Task brief —
Transcribe the full listing exactly, and drop every picture.

The input —
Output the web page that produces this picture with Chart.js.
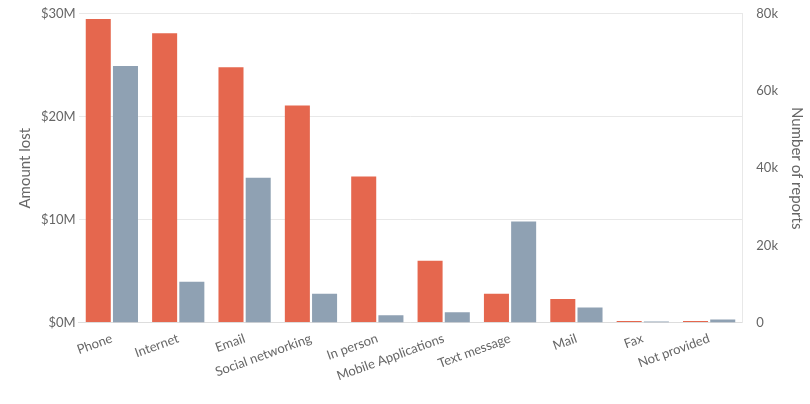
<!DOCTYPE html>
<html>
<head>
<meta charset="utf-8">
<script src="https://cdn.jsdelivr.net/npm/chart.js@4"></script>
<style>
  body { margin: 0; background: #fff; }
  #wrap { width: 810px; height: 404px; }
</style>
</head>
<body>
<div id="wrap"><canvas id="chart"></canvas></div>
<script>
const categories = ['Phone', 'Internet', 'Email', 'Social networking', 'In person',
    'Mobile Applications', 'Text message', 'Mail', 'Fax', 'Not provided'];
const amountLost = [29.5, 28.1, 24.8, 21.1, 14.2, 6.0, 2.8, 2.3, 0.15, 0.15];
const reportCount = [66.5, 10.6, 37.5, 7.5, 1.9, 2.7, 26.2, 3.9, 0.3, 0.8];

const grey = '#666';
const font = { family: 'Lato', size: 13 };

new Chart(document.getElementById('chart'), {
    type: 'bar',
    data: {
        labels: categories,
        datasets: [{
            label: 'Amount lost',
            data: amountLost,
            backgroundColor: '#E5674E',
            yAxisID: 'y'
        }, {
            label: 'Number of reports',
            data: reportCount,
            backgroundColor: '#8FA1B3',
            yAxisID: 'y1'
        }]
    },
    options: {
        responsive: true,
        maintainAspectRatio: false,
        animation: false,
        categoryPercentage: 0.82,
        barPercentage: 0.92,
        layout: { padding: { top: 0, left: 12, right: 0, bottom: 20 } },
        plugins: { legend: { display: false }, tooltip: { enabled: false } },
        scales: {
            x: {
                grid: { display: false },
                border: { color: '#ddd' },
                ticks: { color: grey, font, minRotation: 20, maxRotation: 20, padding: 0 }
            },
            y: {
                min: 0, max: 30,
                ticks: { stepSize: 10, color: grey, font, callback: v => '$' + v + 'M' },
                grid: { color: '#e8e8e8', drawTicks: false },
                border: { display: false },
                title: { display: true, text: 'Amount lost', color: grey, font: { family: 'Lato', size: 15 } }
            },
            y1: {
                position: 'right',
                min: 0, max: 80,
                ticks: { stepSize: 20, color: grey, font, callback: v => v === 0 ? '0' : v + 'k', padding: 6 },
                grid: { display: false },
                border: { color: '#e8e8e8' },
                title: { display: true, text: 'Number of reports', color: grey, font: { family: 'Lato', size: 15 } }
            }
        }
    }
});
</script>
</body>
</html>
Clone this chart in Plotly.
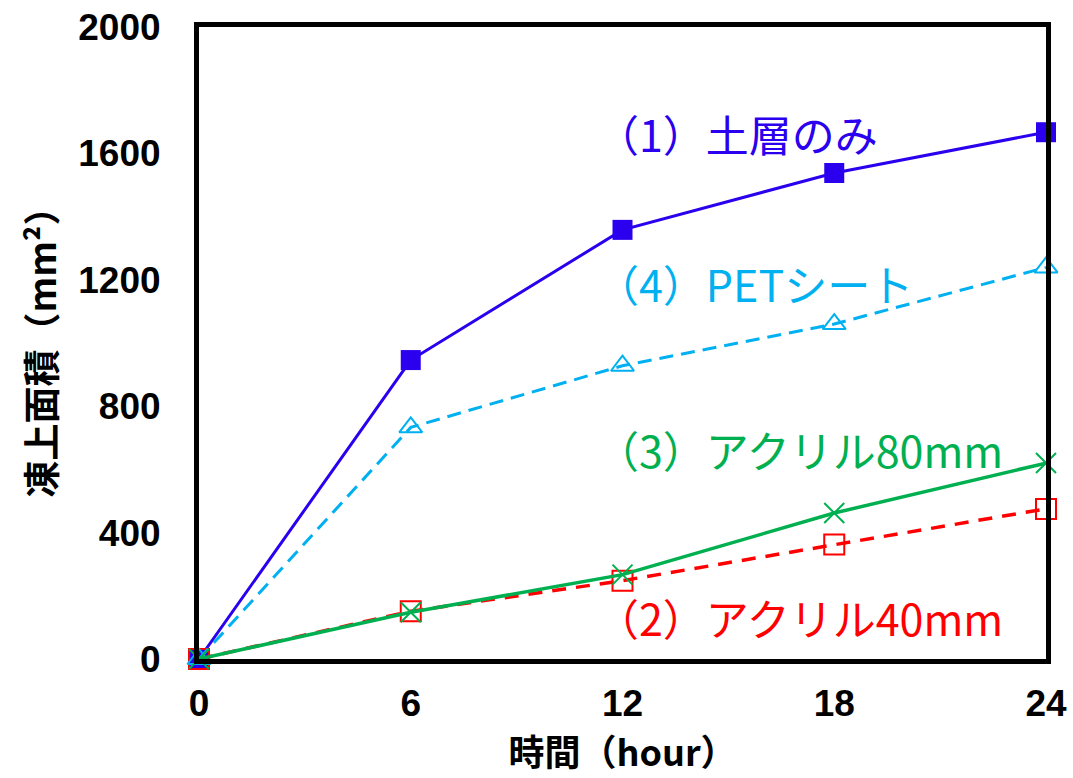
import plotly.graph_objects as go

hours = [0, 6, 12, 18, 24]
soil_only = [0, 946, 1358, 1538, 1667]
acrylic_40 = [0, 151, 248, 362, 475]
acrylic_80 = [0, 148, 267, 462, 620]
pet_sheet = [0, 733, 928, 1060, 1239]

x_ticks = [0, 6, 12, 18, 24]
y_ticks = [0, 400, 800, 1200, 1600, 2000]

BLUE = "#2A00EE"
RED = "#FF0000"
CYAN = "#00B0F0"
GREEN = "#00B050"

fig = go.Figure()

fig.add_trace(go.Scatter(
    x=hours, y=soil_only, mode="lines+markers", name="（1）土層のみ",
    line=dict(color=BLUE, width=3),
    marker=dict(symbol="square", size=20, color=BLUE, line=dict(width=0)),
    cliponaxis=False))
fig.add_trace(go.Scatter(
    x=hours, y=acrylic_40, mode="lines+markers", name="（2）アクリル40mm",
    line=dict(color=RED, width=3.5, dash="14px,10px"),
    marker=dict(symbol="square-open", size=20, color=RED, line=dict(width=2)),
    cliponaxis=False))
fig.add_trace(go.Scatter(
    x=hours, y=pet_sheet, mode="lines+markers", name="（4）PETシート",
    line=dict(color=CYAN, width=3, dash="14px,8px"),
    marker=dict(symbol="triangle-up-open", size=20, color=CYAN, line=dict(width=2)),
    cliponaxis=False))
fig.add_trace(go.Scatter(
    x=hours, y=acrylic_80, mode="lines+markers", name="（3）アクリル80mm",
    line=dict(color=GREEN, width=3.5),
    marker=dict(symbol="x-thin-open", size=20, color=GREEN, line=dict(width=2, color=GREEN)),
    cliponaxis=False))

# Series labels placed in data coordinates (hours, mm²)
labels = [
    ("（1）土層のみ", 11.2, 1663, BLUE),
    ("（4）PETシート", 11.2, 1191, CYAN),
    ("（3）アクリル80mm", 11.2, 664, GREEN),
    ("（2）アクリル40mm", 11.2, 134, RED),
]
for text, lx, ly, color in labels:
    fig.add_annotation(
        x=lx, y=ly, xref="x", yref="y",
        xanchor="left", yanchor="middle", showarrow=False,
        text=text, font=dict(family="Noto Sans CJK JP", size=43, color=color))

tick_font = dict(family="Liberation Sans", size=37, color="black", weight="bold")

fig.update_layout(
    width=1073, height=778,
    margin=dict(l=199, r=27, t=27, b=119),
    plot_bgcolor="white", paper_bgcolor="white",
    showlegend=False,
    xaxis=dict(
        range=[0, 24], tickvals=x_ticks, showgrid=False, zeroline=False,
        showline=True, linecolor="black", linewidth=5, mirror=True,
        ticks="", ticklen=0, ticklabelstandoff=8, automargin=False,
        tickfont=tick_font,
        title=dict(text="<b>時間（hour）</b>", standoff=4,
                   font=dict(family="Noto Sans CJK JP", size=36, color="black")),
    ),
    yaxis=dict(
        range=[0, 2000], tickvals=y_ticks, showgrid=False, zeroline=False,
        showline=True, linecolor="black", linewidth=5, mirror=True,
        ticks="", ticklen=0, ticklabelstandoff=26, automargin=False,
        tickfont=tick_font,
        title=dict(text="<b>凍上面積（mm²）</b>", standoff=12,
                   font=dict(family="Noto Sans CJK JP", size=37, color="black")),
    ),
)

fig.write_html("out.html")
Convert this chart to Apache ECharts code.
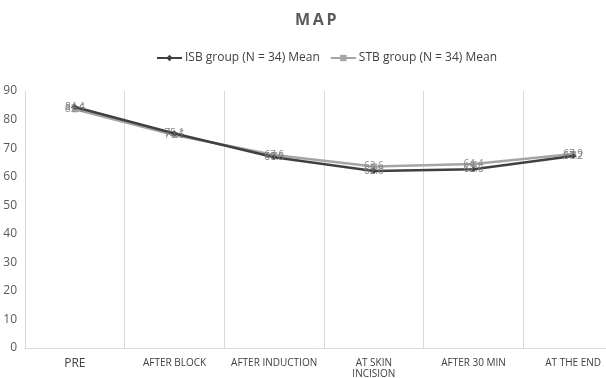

The solution —
Output the web page that produces this picture with Chart.js.
<!DOCTYPE html>
<html>
<head>
<meta charset="utf-8">
<script src="https://cdn.jsdelivr.net/npm/chart.js@4"></script>
<style>
  body { margin: 0; background: #fff; }
  #wrap { width: 810px; height: 404px; }
</style>
</head>
<body>
<div id="wrap"><canvas id="chart"></canvas></div>
<script>
const categories = ['Phone', 'Internet', 'Email', 'Social networking', 'In person',
    'Mobile Applications', 'Text message', 'Mail', 'Fax', 'Not provided'];
const amountLost = [29.5, 28.1, 24.8, 21.1, 14.2, 6.0, 2.8, 2.3, 0.15, 0.15];
const reportCount = [66.5, 10.6, 37.5, 7.5, 1.9, 2.7, 26.2, 3.9, 0.3, 0.8];

const grey = '#666';
const font = { family: 'Lato', size: 13 };

new Chart(document.getElementById('chart'), {
    type: 'bar',
    data: {
        labels: categories,
        datasets: [{
            label: 'Amount lost',
            data: amountLost,
            backgroundColor: '#E5674E',
            yAxisID: 'y'
        }, {
            label: 'Number of reports',
            data: reportCount,
            backgroundColor: '#8FA1B3',
            yAxisID: 'y1'
        }]
    },
    options: {
        responsive: true,
        maintainAspectRatio: false,
        animation: false,
        categoryPercentage: 0.82,
        barPercentage: 0.92,
        layout: { padding: { top: 0, left: 12, right: 0, bottom: 20 } },
        plugins: { legend: { display: false }, tooltip: { enabled: false } },
        scales: {
            x: {
                grid: { display: false },
                border: { color: '#ddd' },
                ticks: { color: grey, font, minRotation: 20, maxRotation: 20, padding: 0 }
            },
            y: {
                min: 0, max: 30,
                ticks: { stepSize: 10, color: grey, font, callback: v => '$' + v + 'M' },
                grid: { color: '#e8e8e8', drawTicks: false },
                border: { display: false },
                title: { display: true, text: 'Amount lost', color: grey, font: { family: 'Lato', size: 15 } }
            },
            y1: {
                position: 'right',
                min: 0, max: 80,
                ticks: { stepSize: 20, color: grey, font, callback: v => v === 0 ? '0' : v + 'k', padding: 6 },
                grid: { display: false },
                border: { color: '#e8e8e8' },
                title: { display: true, text: 'Number of reports', color: grey, font: { family: 'Lato', size: 15 } }
            }
        }
    }
});
</script>
</body>
</html>
Clone this chart in Plotly.
import plotly.graph_objects as go

hours = [0, 6, 12, 18, 24]
soil_only = [0, 946, 1358, 1538, 1667]
acrylic_40 = [0, 151, 248, 362, 475]
acrylic_80 = [0, 148, 267, 462, 620]
pet_sheet = [0, 733, 928, 1060, 1239]

x_ticks = [0, 6, 12, 18, 24]
y_ticks = [0, 400, 800, 1200, 1600, 2000]

BLUE = "#2A00EE"
RED = "#FF0000"
CYAN = "#00B0F0"
GREEN = "#00B050"

fig = go.Figure()

fig.add_trace(go.Scatter(
    x=hours, y=soil_only, mode="lines+markers", name="（1）土層のみ",
    line=dict(color=BLUE, width=3),
    marker=dict(symbol="square", size=20, color=BLUE, line=dict(width=0)),
    cliponaxis=False))
fig.add_trace(go.Scatter(
    x=hours, y=acrylic_40, mode="lines+markers", name="（2）アクリル40mm",
    line=dict(color=RED, width=3.5, dash="14px,10px"),
    marker=dict(symbol="square-open", size=20, color=RED, line=dict(width=2)),
    cliponaxis=False))
fig.add_trace(go.Scatter(
    x=hours, y=pet_sheet, mode="lines+markers", name="（4）PETシート",
    line=dict(color=CYAN, width=3, dash="14px,8px"),
    marker=dict(symbol="triangle-up-open", size=20, color=CYAN, line=dict(width=2)),
    cliponaxis=False))
fig.add_trace(go.Scatter(
    x=hours, y=acrylic_80, mode="lines+markers", name="（3）アクリル80mm",
    line=dict(color=GREEN, width=3.5),
    marker=dict(symbol="x-thin-open", size=20, color=GREEN, line=dict(width=2, color=GREEN)),
    cliponaxis=False))

# Series labels placed in data coordinates (hours, mm²)
labels = [
    ("（1）土層のみ", 11.2, 1663, BLUE),
    ("（4）PETシート", 11.2, 1191, CYAN),
    ("（3）アクリル80mm", 11.2, 664, GREEN),
    ("（2）アクリル40mm", 11.2, 134, RED),
]
for text, lx, ly, color in labels:
    fig.add_annotation(
        x=lx, y=ly, xref="x", yref="y",
        xanchor="left", yanchor="middle", showarrow=False,
        text=text, font=dict(family="Noto Sans CJK JP", size=43, color=color))

tick_font = dict(family="Liberation Sans", size=37, color="black", weight="bold")

fig.update_layout(
    width=1073, height=778,
    margin=dict(l=199, r=27, t=27, b=119),
    plot_bgcolor="white", paper_bgcolor="white",
    showlegend=False,
    xaxis=dict(
        range=[0, 24], tickvals=x_ticks, showgrid=False, zeroline=False,
        showline=True, linecolor="black", linewidth=5, mirror=True,
        ticks="", ticklen=0, ticklabelstandoff=8, automargin=False,
        tickfont=tick_font,
        title=dict(text="<b>時間（hour）</b>", standoff=4,
                   font=dict(family="Noto Sans CJK JP", size=36, color="black")),
    ),
    yaxis=dict(
        range=[0, 2000], tickvals=y_ticks, showgrid=False, zeroline=False,
        showline=True, linecolor="black", linewidth=5, mirror=True,
        ticks="", ticklen=0, ticklabelstandoff=26, automargin=False,
        tickfont=tick_font,
        title=dict(text="<b>凍上面積（mm²）</b>", standoff=12,
                   font=dict(family="Noto Sans CJK JP", size=37, color="black")),
    ),
)

fig.write_html("out.html")
Convert this chart to Apache ECharts code.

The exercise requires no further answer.